Ghost imaging (GI), as one of the hottest research directions of computational imaging in recent ten years, is a non-local imaging approach that acquires the image of an object through spatial intensity correlation measurements. In the schematic of GI, the object’s image is reconstructed by using two spatially correlated light beams: the idle beam, which never illuminates the object and is directly measured by a CCD camera, and the signal beam, which illuminates the object and then is measured by a single-pixel detector. The approach was first demonstrated by entangled source and later realized with classical sources like pseudo-thermal light, thermal light, and even microwave. Due to the characteristic of GI setup and its physical principle, GI has the capability of high-resolution imaging, high efficiency in information extraction, and high sensitivity in detection. For example, because the modulated light field is random and the measurement process is global, which is naturally corresponding to the physical implementation of CS theory, GI can reconstruct the target’s image from the measurements far below Nyquist limit and realize far-field super-resolution imaging. Again, because all the photons reflected (or transmitted) from the object illuminate the same single-pixel detector, the detection sensitivity of GI is comparative to lidar and GI is developing into a novel staring 3D lidar, which has a great application in remote sensing.
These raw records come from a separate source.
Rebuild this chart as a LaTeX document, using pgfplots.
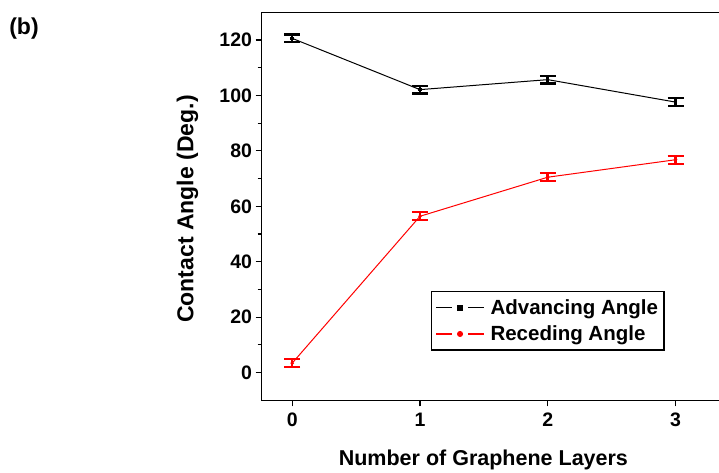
\documentclass[border=0pt]{standalone}
\usepackage{pgfplots}
\pgfplotsset{compat=1.18}
\usepackage{fontspec}
\setmainfont{Liberation Sans}
\begin{document}
\begin{tikzpicture}
\begin{axis}[
  at={(261.5pt,71.7pt)}, anchor=south west,
  scale only axis,
  width=465.2pt, height=388pt,
  xmin=-0.24, xmax=3.4, ymin=-10, ymax=130,
  xtick={0,1,2,3}, ytick={0,20,...,120},
  minor y tick num=1,
  tick align=outside,
  xtick pos=bottom, ytick pos=left,
  major tick length=6pt, minor tick length=4pt,
  tick style={line width=1.2pt, black},
  axis line style={line width=1.5pt},
  ticklabel style={font=\fontsize{19.5}{22}\selectfont\bfseries},
  xticklabel style={yshift=-3pt},
  /pgf/number format/assume math mode=true,
  xlabel={Number of Graphene Layers},
  ylabel={Contact Angle (Deg.)},
  xlabel style={font=\fontsize{21.5}{26}\selectfont\bfseries, at={(axis description cs:0.477,-0.154)}, anchor=center},
  ylabel style={font=\fontsize{23}{26}\selectfont\bfseries, at={(axis description cs:-0.159,0.493)}, anchor=center},
  legend style={at={(axis description cs:0.3637,0.2825)}, anchor=north west,
    draw=black, line width=1.5pt, font=\fontsize{20.5}{24}\selectfont\bfseries,
    inner xsep=4pt, inner ysep=6pt, row sep=6pt},
  legend cell align=left,
  legend image code/.code={
    \draw[#1,mark=none,line width=1.2pt] (0pt,0pt) -- (16pt,0pt);
    \draw[#1,mark=none,line width=1.2pt] (32pt,0pt) -- (48pt,0pt);
    \draw[#1,only marks,mark size=2.5pt] plot coordinates {(24pt,0pt)};
    \path (52pt,0pt);
  },
]
\addplot[black, line width=1pt, mark=square*, mark size=1.2pt,
  error bars/.cd, y dir=both, y explicit,
  error bar style={line width=2.6pt},
  error mark options={rotate=90, line width=2.2pt, mark size=8pt}]
  coordinates {(0,120.6) +- (0,1.4) (1,102.1) +- (0,1.4) (2,105.7) +- (0,1.4) (3,97.6) +- (0,1.4)};
\addlegendentry{Advancing Angle}
\addplot[red, line width=1pt, mark=*, mark size=1.2pt,
  error bars/.cd, y dir=both, y explicit,
  error bar style={line width=2.6pt},
  error mark options={rotate=90, line width=2.2pt, mark size=8pt}]
  coordinates {(0,3.4) +- (0,1.4) (1,56.4) +- (0,1.4) (2,70.5) +- (0,1.4) (3,76.8) +- (0,1.4)};
\addlegendentry{Receding Angle}
\end{axis}
\node[font=\fontsize{23}{26}\selectfont\bfseries] at (24pt,443pt) {(b)};
\pgfresetboundingbox
\useasboundingbox (0,0) rectangle (719pt,472pt);
\end{tikzpicture}
\end{document}
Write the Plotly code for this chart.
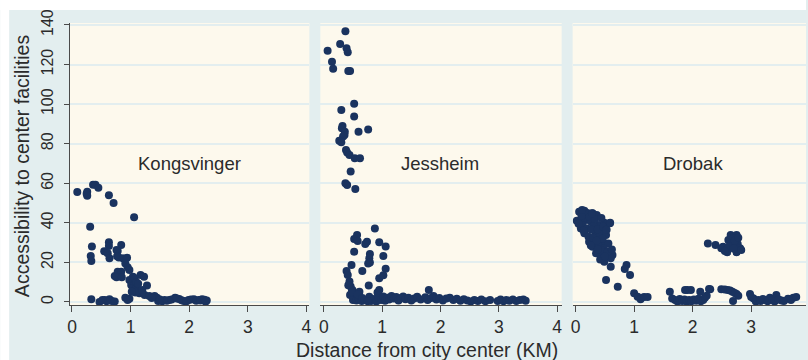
import plotly.graph_objects as go

# ---------------- data ----------------
panel_names = ["Kongsvinger", "Jessheim", "Drobak"]
x_ticks = [0, 1, 2, 3, 4]
y_ticks = [0, 20, 40, 60, 80, 100, 120, 140]

kong_x = [0.09, 0.26, 0.26, 0.25, 0.36, 0.40, 0.45, 0.63, 0.71, 1.06,
          0.31, 0.34, 0.32, 0.33, 0.63, 0.63, 0.55, 0.61, 0.64, 0.84,
          0.76, 0.78, 0.77, 0.80, 0.87, 0.94, 0.91, 0.95, 0.98, 0.73,
          0.78, 0.84, 0.76, 0.85, 0.98, 1.04, 1.07, 1.17, 1.23, 1.01,
          1.06, 1.04, 1.09, 1.28, 1.15, 1.24, 1.32, 1.41, 1.45, 1.47,
          1.58, 1.66, 1.76, 1.83, 1.91, 1.99, 2.08, 2.16, 2.22, 2.30,
          0.33, 0.47, 0.56, 0.64, 0.68, 0.73, 0.91, 0.98, 1.10, 1.12,
          1.08, 1.13, 1.02, 1.20, 1.36, 1.50, 1.54, 1.62, 1.70, 1.79,
          1.87, 1.95, 2.03, 2.12, 2.19, 2.26, 2.28, 0.59, 0.52, 0.95]
kong_y = [55.6, 55.7, 53.7, 54.7, 59.3, 59.3, 57.8, 53.9, 50.0, 42.8,
          38.0, 28.0, 23.2, 20.7, 30.2, 28.3, 25.6, 24.6, 22.1, 28.8,
          26.3, 25.8, 23.1, 22.5, 22.1, 22.4, 19.5, 17.5, 16.2, 13.1,
          15.3, 15.3, 12.5, 12.5, 11.1, 12.8, 12.0, 13.6, 12.8, 8.6,
          8.6, 6.9, 6.9, 8.3, 4.4, 3.5, 3.0, 3.0, 2.2, 0.5,
          1.0, 1.0, 2.2, 1.5, 0.5, 1.0, 1.4, 1.0, 1.4, 0.7,
          1.4, 0.0, 1.0, 1.4, 0.5, 0.3, 2.2, 1.6, 10.0, 5.5,
          4.8, 9.2, 5.2, 6.0, 2.0, 1.2, 0.4, 0.6, 1.3, 1.8,
          0.9, 0.3, 1.2, 0.6, 0.8, 1.1, 0.2, 0.4, 1.0, 1.0]

jess_x = [0.37, 0.28, 0.065, 0.39, 0.41, 0.14, 0.16, 0.42, 0.45, 0.52,
          0.30, 0.52, 0.32, 0.31, 0.36, 0.355, 0.33, 0.595, 0.76, 0.265,
          0.30, 0.38, 0.40, 0.44, 0.53, 0.62, 0.46, 0.37, 0.40, 0.54,
          0.875, 0.57, 0.52, 0.58, 0.74, 0.71, 0.95, 1.06, 0.52, 0.79,
          0.78, 1.02, 0.79, 0.76, 0.475, 1.06, 0.39, 0.66, 0.41, 0.95,
          1.02, 0.44, 0.46, 0.77, 0.49, 0.52, 0.54, 0.61, 0.61, 0.95,
          0.92, 0.78, 0.81, 1.80,
          0.86, 0.90, 0.94, 0.98, 1.02, 1.05, 1.09, 1.12, 1.16, 1.20,
          1.24, 1.28, 1.32, 1.36, 1.40, 1.45, 1.50, 1.55, 1.60, 1.66,
          1.74, 1.78, 1.84, 1.88, 1.93, 1.98, 2.04, 2.10, 2.16, 2.22,
          2.28, 2.34, 2.40, 2.46, 2.52, 2.58, 2.64, 2.70, 2.77, 2.85,
          2.98, 3.03, 3.08, 3.13, 3.18, 3.24, 3.30, 3.36, 3.42, 3.46,
          0.45, 0.50, 0.56, 0.60, 0.65, 0.42, 0.48, 0.58, 0.66, 0.70, 0.75]
jess_y = [136.8, 130.4, 127.0, 128.2, 126.2, 121.4, 117.9, 116.7, 116.7, 100.2,
          97.0, 93.8, 88.9, 87.8, 86.1, 84.4, 83.6, 86.1, 87.2, 81.5,
          80.7, 76.8, 75.5, 74.3, 72.6, 72.6, 65.9, 60.0, 59.1, 57.1,
          37.1, 33.9, 31.8, 30.8, 30.5, 29.3, 30.2, 28.0, 25.4, 24.3,
          22.1, 23.2, 20.0, 19.4, 18.7, 16.8, 15.7, 15.7, 13.6, 12.0,
          13.5, 10.3, 7.8, 8.3, 6.1, 4.4, 2.7, 5.2, 2.7, 6.1,
          4.8, 2.7, 0.5, 6.1,
          1.5, 0.3, 2.0, 1.0, 2.8, 0.6, 2.2, 1.2, 3.0, 1.8,
          2.5, 0.8, 2.0, 2.8, 1.4, 2.2, 0.8, 1.8, 2.6, 1.2,
          2.4, 1.0, 2.0, 3.0, 1.2, 2.0, 0.8, 1.8, 2.2, 1.0,
          1.6, 0.6, 1.4, 0.8, 0.3, 1.0, 0.5, 1.2, 0.4, 1.0,
          0.5, 1.2, 0.4, 1.0, 0.6, 1.3, 0.5, 1.0, 1.2, 0.6,
          3.5, 1.0, 0.8, 1.5, 0.5, 8.5, 5.0, 3.8, 2.0, 1.0, 0.4]

drob_x = [0.06, 0.15, 0.20, 0.29, 0.36, 0.02, 0.09, 0.17, 0.26, 0.40,
          0.49, 0.585, 0.12, 0.09, 0.20, 0.31, 0.15, 0.34, 0.45, 0.52,
          0.40, 0.23, 0.31, 0.42, 0.51, 0.56, 0.29, 0.40, 0.48, 0.35,
          0.43, 0.63, 0.60, 0.49, 0.60, 0.87, 0.84, 0.93, 0.52, 0.72,
          1.00, 1.06, 1.11, 1.17, 1.23,
          0.10, 0.24, 0.33, 0.44, 0.05, 0.14, 0.27, 0.38, 0.47, 0.53,
          0.22, 0.30, 0.46, 0.36, 0.26, 0.45, 0.38, 0.55, 0.62, 0.42,
          0.50, 0.11, 0.28, 0.59,
          1.61, 1.65, 1.91, 1.97, 2.13, 2.30, 2.49, 2.60, 2.68, 2.75,
          2.69, 2.98, 3.04, 3.12, 3.24, 3.32, 3.43, 3.52, 3.63, 3.72,
          1.87, 2.28,
          1.70, 1.74, 1.78, 1.82, 1.86, 1.90, 1.94, 1.98, 2.02, 2.06,
          2.10, 2.14, 2.18, 2.21, 2.24,
          3.00, 3.08, 3.16, 3.20, 3.28, 3.36, 3.40, 3.47, 3.56, 3.68, 3.77,
          2.55, 2.64, 2.72, 2.78,
          2.26, 2.39, 2.52, 2.49, 2.58, 2.61, 2.65, 2.75, 2.69, 2.66,
          2.77, 2.81, 2.75, 2.59, 2.83, 2.62, 2.70, 2.55, 2.72, 2.78]
drob_y = [45.6, 46.1, 45.0, 44.8, 44.0, 41.1, 41.1, 41.4, 40.7, 38.9,
          40.1, 39.8, 38.9, 37.2, 37.2, 38.5, 34.7, 35.5, 35.5, 33.9,
          33.0, 30.5, 29.6, 30.5, 29.6, 29.6, 27.9, 27.9, 27.0, 24.6,
          23.8, 23.8, 22.1, 20.4, 17.8, 18.7, 16.7, 13.6, 11.1, 7.7,
          4.4, 2.7, 1.4, 2.5, 2.5,
          43.5, 43.0, 42.0, 42.5, 39.5, 36.0, 36.5, 36.8, 38.0, 36.5,
          33.0, 32.5, 32.0, 31.0, 28.5, 26.0, 26.5, 25.5, 26.5, 21.5,
          23.0, 46.5, 44.8, 40.1,
          5.2, 1.8, 6.1, 6.1, 5.2, 6.4, 6.4, 6.1, 5.2, 4.0,
          0.5, 4.0, 1.8, 1.0, 1.0, 2.2, 3.5, 0.7, 1.7, 2.2,
          6.1, 6.6,
          1.0, 0.3, 1.5, 0.5, 1.2, 0.2, 1.0, 0.4, 1.3, 0.6,
          1.6, 0.4, 1.0, 2.2, 3.2,
          2.5, 0.3, 0.5, 1.5, 0.4, 1.0, 0.3, 1.2, 0.5, 1.0, 2.5,
          6.3, 5.8, 4.6, 3.2,
          29.6, 28.8, 27.9, 27.1, 26.3, 31.3, 33.9, 33.9, 32.2, 29.6,
          29.3, 27.1, 25.1, 25.1, 26.3, 28.0, 27.0, 25.8, 31.0, 32.5]

# ---------------- layout constants ----------------
W, H = 808, 360
ML, MR, MT, MB = 70, 0, 23, 55
PW = W - ML - MR
PH = H - MT - MB

def px_x(p):
    return (p - ML) / PW

def px_y(p):
    return (H - MB - p) / PH

BG = "#e3eeef"
PLOT_BG = "#fdf9ed"
GRID = "#e3eeef"
MARK = "#1a335f"
AX = "#4a4a4a"
TXT = "#2b2b2b"
FONT = "Liberation Sans, Arial, sans-serif"
XTICK_SIZE = 17.5
YTICK_SIZE = 16

panels = [
    (kong_x, kong_y, (70, 310), [-0.034, 4.051]),
    (jess_x, jess_y, (321, 563), [-0.06, 4.077]),
    (drob_x, drob_y, (574, 808), [-0.051, 3.937]),
]

fig = go.Figure()
for i, (xs, ys, (p0, p1), rng) in enumerate(panels):
    xa = "x" if i == 0 else f"x{i+1}"
    fig.add_trace(go.Scatter(
        x=xs, y=ys, mode="markers", xaxis=xa, yaxis="y",
        marker=dict(color=MARK, size=8, line=dict(width=0)),
        showlegend=False, hoverinfo="skip"))
    key = "xaxis" if i == 0 else f"xaxis{i+1}"
    fig.layout[key] = dict(
        domain=[max(0, px_x(p0)), min(1, px_x(p1))], range=rng,
        anchor="y", tickvals=x_ticks, ticks="outside", ticklen=6,
        tickwidth=1, tickcolor=AX, showline=True, linecolor=AX, linewidth=1,
        showgrid=False, zeroline=False,
        tickfont=dict(size=XTICK_SIZE, color=TXT, family=FONT))
    fig.add_annotation(x=2, y=70, xref=xa, yref="y", text=panel_names[i],
                       showarrow=False, xanchor="center", yanchor="middle",
                       font=dict(size=18.5, color=TXT, family=FONT))

fig.update_layout(
    yaxis=dict(domain=[0, 1], range=[-1.52, 141.0], tickvals=y_ticks,
               ticks="outside", ticklen=5, tickwidth=1, tickcolor=AX,
               showline=True, linecolor=AX, linewidth=1, anchor="x",
               showgrid=True, gridcolor=GRID, gridwidth=1.5, zeroline=False,
               tickangle=-90, ticklabelstandoff=5,
               tickfont=dict(size=YTICK_SIZE, color=TXT, family=FONT)),
    width=W, height=H,
    margin=dict(l=ML, r=MR, t=MT, b=MB, pad=0),
    paper_bgcolor=BG, plot_bgcolor=PLOT_BG,
    font=dict(family=FONT, color=TXT),
)

# axis titles
fig.add_annotation(x=px_x(22), y=px_y(166), xref="paper", yref="paper",
                   xanchor="center", yanchor="middle",
                   text="Accessibility to center facilities", textangle=-90,
                   showarrow=False, font=dict(size=19.5, color=TXT, family=FONT))
fig.add_annotation(x=px_x(428), y=px_y(350), xref="paper", yref="paper",
                   xanchor="center", yanchor="middle",
                   text="Distance from city center (KM)",
                   showarrow=False, font=dict(size=19.5, color=TXT, family=FONT))

# white strips at top and left of the graph region
fig.add_shape(type="rect", xref="paper", yref="paper",
              x0=px_x(0), x1=px_x(W), y0=px_y(10), y1=px_y(0),
              fillcolor="white", line=dict(width=0), layer="above")
fig.add_shape(type="rect", xref="paper", yref="paper",
              x0=px_x(0), x1=px_x(9), y0=px_y(H), y1=px_y(0),
              fillcolor="white", line=dict(width=0), layer="above")

fig.write_html("out.html")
In next ten years, GI lidar with single-photon detection and multispectral ghost imaging lidar may be a research focus.

In the future, based on the methods like deep learning and big data, the optimization of sensing matrix and reconstruction algorithms in combination with images will become a research trend for computational imaging. The computational imaging system will be more adaptive to the application scenarios and there will be revolutionary research advances in some applications like target recognition and communications.